- _Work to be completed_
Write out word for word each line of the records, beginning at the first and stopping after the line with "x = list(range(1, 21))". Leave the pictures out.

- _Information shown_

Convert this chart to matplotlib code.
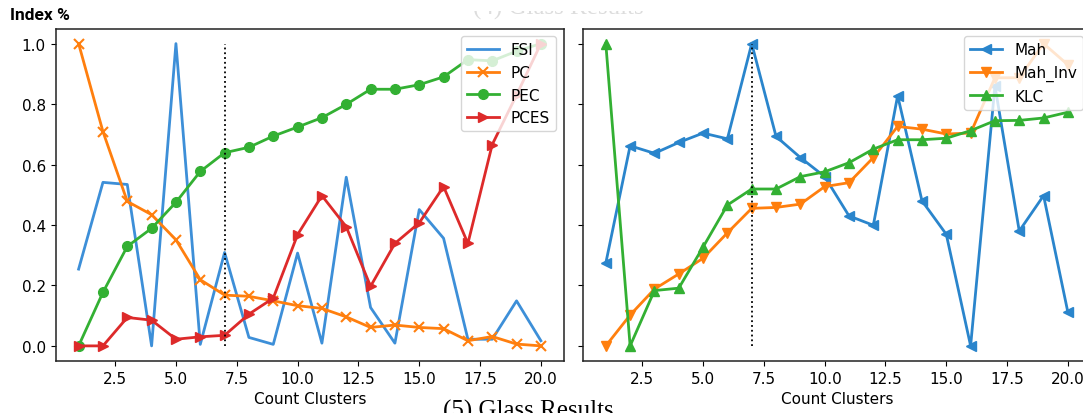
import matplotlib
matplotlib.use("Agg")
import matplotlib.pyplot as plt
from matplotlib.patches import Rectangle

x = list(range(1, 21))

fsi = [0.254, 0.541, 0.534, 0.0, 1.0, 0.005, 0.309, 0.028, 0.005, 0.307,
       0.009, 0.558, 0.127, 0.009, 0.451, 0.356, 0.022, 0.022, 0.149, 0.017]
pc = [1.0, 0.709, 0.478, 0.434, 0.351, 0.219, 0.168, 0.164, 0.149, 0.133,
      0.124, 0.096, 0.061, 0.069, 0.061, 0.057, 0.017, 0.031, 0.006, 0.0]
pec = [0.0, 0.177, 0.329, 0.389, 0.475, 0.577, 0.639, 0.657, 0.694, 0.724,
       0.755, 0.799, 0.849, 0.849, 0.864, 0.890, 0.947, 0.943, 0.975, 1.0]
pces = [0.0, 0.0, 0.094, 0.085, 0.022, 0.030, 0.035, 0.105, 0.158, 0.368,
        0.497, 0.394, 0.197, 0.339, 0.407, 0.527, 0.339, 0.666, 0.83, 1.0]

mah = [0.274, 0.662, 0.637, 0.673, 0.704, 0.685, 1.0, 0.693, 0.623, 0.560,
       0.430, 0.399, 0.828, 0.480, 0.369, 0.0, 0.86, 0.380, 0.497, 0.111]
mah_inv = [0.0, 0.102, 0.188, 0.238, 0.290, 0.374, 0.455, 0.458, 0.469, 0.527,
           0.540, 0.623, 0.726, 0.717, 0.701, 0.704, 0.887, 0.887, 1.0, 0.93]
klc = [1.0, 0.0, 0.183, 0.191, 0.327, 0.466, 0.519, 0.519, 0.560, 0.576,
       0.606, 0.651, 0.682, 0.682, 0.687, 0.712, 0.745, 0.746, 0.754, 0.773]

best_k = 7

W, H = 1083, 414
fig = plt.figure(figsize=(W / 100, H / 100), dpi=100)

def px_axes(l, r, t, b):
    return [l / W, (H - b) / H, (r - l) / W, (b - t) / H]

ax1 = fig.add_axes(px_axes(55.5, 564, 29.5, 362))
ax2 = fig.add_axes(px_axes(582.7, 1091, 29.5, 362), sharey=ax1)

c_orange = "#ff7f0e"
lw = 2.0
ms = 7

ax1.plot(x, fsi, color="#3d8fd8", lw=lw, label="FSI")
ax1.plot(x, pc, color=c_orange, lw=lw, marker="x", ms=ms, mew=1.5, label="PC")
ax1.plot(x, pec, color="#33b033", lw=lw, marker="o", ms=ms, label="PEC")
ax1.plot(x, pces, color="#dd2a2a", lw=lw, marker=">", ms=ms, label="PCES")
ax1.vlines(best_k, 0, 1, colors="k", linestyles="dotted", lw=1.3)
ax1.legend(loc="upper right", fontsize=11, handlelength=2.1)

ax2.plot(x, mah, color="#2a85cc", lw=lw, marker="<", ms=ms, label="Mah")
ax2.plot(x, mah_inv, color=c_orange, lw=lw, marker="v", ms=ms, label="Mah_Inv")
ax2.plot(x, klc, color="#33b033", lw=lw, marker="^", ms=ms, label="KLC")
ax2.vlines(best_k, 0, 1, colors="k", linestyles="dotted", lw=1.3)
ax2.legend(loc="upper right", fontsize=11, handlelength=2.1)
plt.setp(ax2.get_yticklabels(), visible=False)

for ax in (ax1, ax2):
    ax.set_xlabel("Count Clusters", fontsize=11, labelpad=4)
    ax.tick_params(labelsize=11)
    for s in ax.spines.values():
        s.set_color("#222222")
        s.set_linewidth(1.1)

ax1.set_ylim(-0.05, 1.05)
ax1.set_yticks([0.0, 0.2, 0.4, 0.6, 0.8, 1.0])

fig.text(10 / W, (H - 19.5) / H, "Index %", fontsize=12.5, fontweight=600,
         family="Roboto", va="baseline", ha="left")
fig.text(443 / W, (H - 418) / H, "(5) Glass Results", fontsize=18,
         family="Liberation Serif", va="baseline", ha="left")
fig.text(558 / W, (H - 15) / H, "(4) Glass Results", fontsize=18,
         family="Liberation Serif", va="baseline", ha="center", color="#dddddd",
         zorder=1)
cover = Rectangle((420 / W, (H - 11.5) / H), 300 / W, 12 / H,
                  transform=fig.transFigure, facecolor="white",
                  edgecolor="none", zorder=20)
fig.add_artist(cover)

fig.savefig("out.png", dpi=100)
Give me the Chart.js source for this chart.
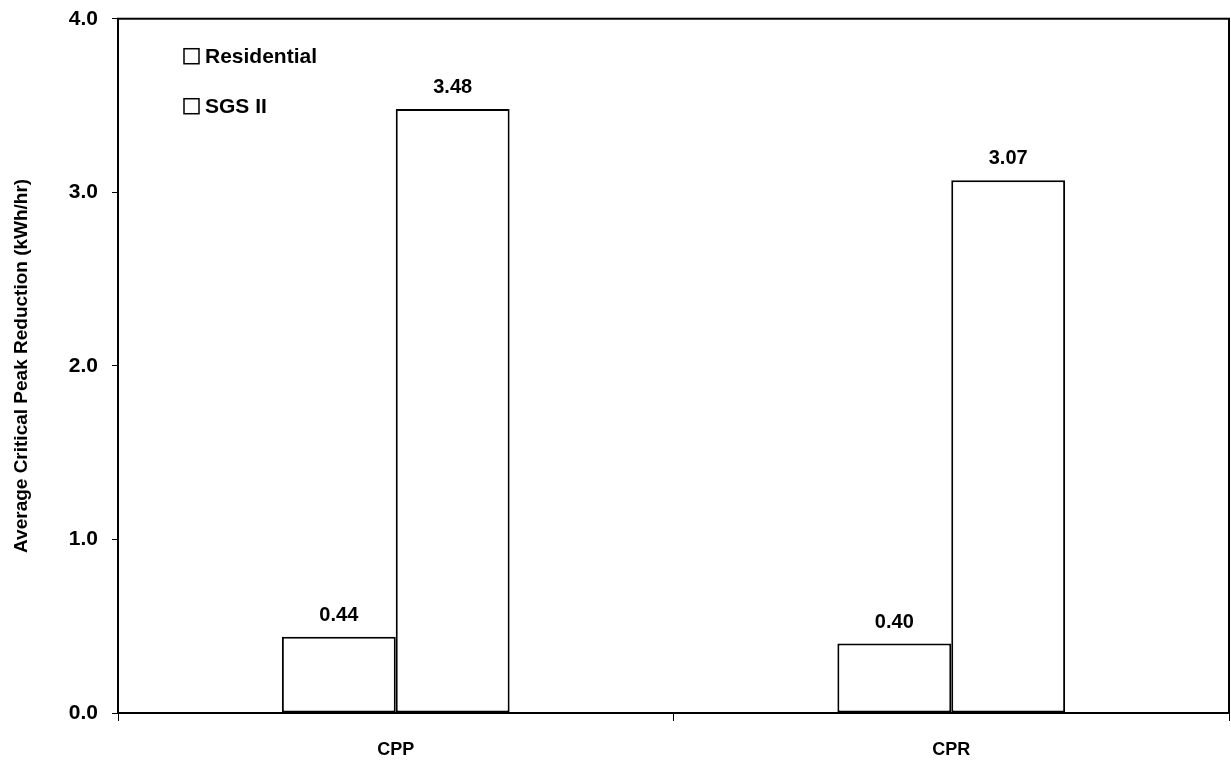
<!DOCTYPE html>
<html>
<head>
<meta charset="utf-8">
<script src="https://cdn.jsdelivr.net/npm/chart.js@4.4.0/dist/chart.umd.min.js"></script>
<style>
  html, body { margin: 0; padding: 0; background: #fff; }
  #wrap { width: 1231px; height: 762px; }
</style>
</head>
<body>
<div id="wrap"><canvas id="myChart" width="1231" height="762"></canvas></div>
<script>
const categories = ["CPP", "CPR"];
const residential = [0.44, 0.40];
const sgsII = [3.48, 3.07];
const yTicks = [0, 1, 2, 3, 4];

const fontFamily = "'Liberation Sans', Arial, sans-serif";

const plugin = {
  id: "frameLabelsLegend",
  afterDatasetsDraw: (chart) => {
    const { ctx, chartArea } = chart;
    ctx.save();
    // frame around the plot
    ctx.strokeStyle = "#000";
    ctx.lineWidth = 2;
    ctx.strokeRect(chartArea.left, chartArea.top, chartArea.right - chartArea.left, chartArea.bottom - chartArea.top);

    // value labels above bars
    ctx.fillStyle = "#000";
    ctx.font = "bold 20px " + fontFamily;
    ctx.textAlign = "center";
    ctx.textBaseline = "alphabetic";
    chart.data.datasets.forEach((ds, i) => {
      chart.getDatasetMeta(i).data.forEach((bar, j) => {
        ctx.fillText(ds.data[j].toFixed(2), bar.x, bar.y - 16);
      });
    });

    // legend inside plot, top left
    ctx.font = "bold 21px " + fontFamily;
    ctx.textAlign = "left";
    ctx.textBaseline = "middle";
    chart.data.datasets.forEach((ds, i) => {
      const y = chartArea.top + 37 + i * 50;
      const x = chartArea.left + 66;
      ctx.lineWidth = 1.5;
      ctx.fillStyle = "#fff";
      ctx.fillRect(x, y - 7, 15, 15);
      ctx.strokeRect(x, y - 7, 15, 15);
      ctx.fillStyle = "#000";
      ctx.fillText(ds.label, x + 21, y + 1);
    });
    ctx.restore();
  },
};

new Chart(document.getElementById("myChart"), {
  type: "bar",
  data: {
    labels: categories,
    datasets: [
      {
        label: "Residential",
        data: residential,
        backgroundColor: "#fff",
        borderColor: "#000",
        borderWidth: 2,
        borderSkipped: false,
        barPercentage: 1,
        categoryPercentage: 0.41,
      },
      {
        label: "SGS II",
        data: sgsII,
        backgroundColor: "#fff",
        borderColor: "#000",
        borderWidth: 2,
        borderSkipped: false,
        barPercentage: 1,
        categoryPercentage: 0.41,
      },
    ],
  },
  options: {
    responsive: false,
    animation: false,
    layout: { padding: { top: 0, right: 2, left: 0, bottom: 0 } },
    plugins: {
      legend: { display: false },
      tooltip: { enabled: false },
    },
    scales: {
      x: {
        border: { color: "#000", width: 2 },
        grid: { offset: true, drawOnChartArea: false, drawTicks: true, tickLength: 8, color: "#000" },
        ticks: { color: "#000", font: { family: fontFamily, size: 18, weight: "bold" }, padding: 18 },
        afterFit: (scale) => { scale.height = 49; },
      },
      y: {
        min: 0,
        max: 4,
        afterBuildTicks: (scale) => { scale.ticks = yTicks.map((v) => ({ value: v })); },
        border: { color: "#000", width: 2 },
        grid: { drawOnChartArea: false, drawTicks: true, tickLength: 6, color: "#000" },
        ticks: {
          color: "#000",
          font: { family: fontFamily, size: 21, weight: "bold", lineHeight: 0.45 },
          padding: 14,
          callback: (v) => Number(v).toFixed(1),
        },
        title: {
          display: true,
          text: "Average Critical Peak Reduction (kWh/hr)",
          color: "#000",
          font: { family: fontFamily, size: 19, weight: "bold" },
          padding: { top: 10, bottom: 0 },
        },
        afterFit: (scale) => { scale.width = 118; },
      },
    },
  },
  plugins: [plugin],
});
</script>
</body>
</html>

- _Output of the exercise_
Convert this chart to matplotlib code.
import matplotlib
matplotlib.use("Agg")
import matplotlib.pyplot as plt
from matplotlib.patches import Rectangle

x = list(range(1, 21))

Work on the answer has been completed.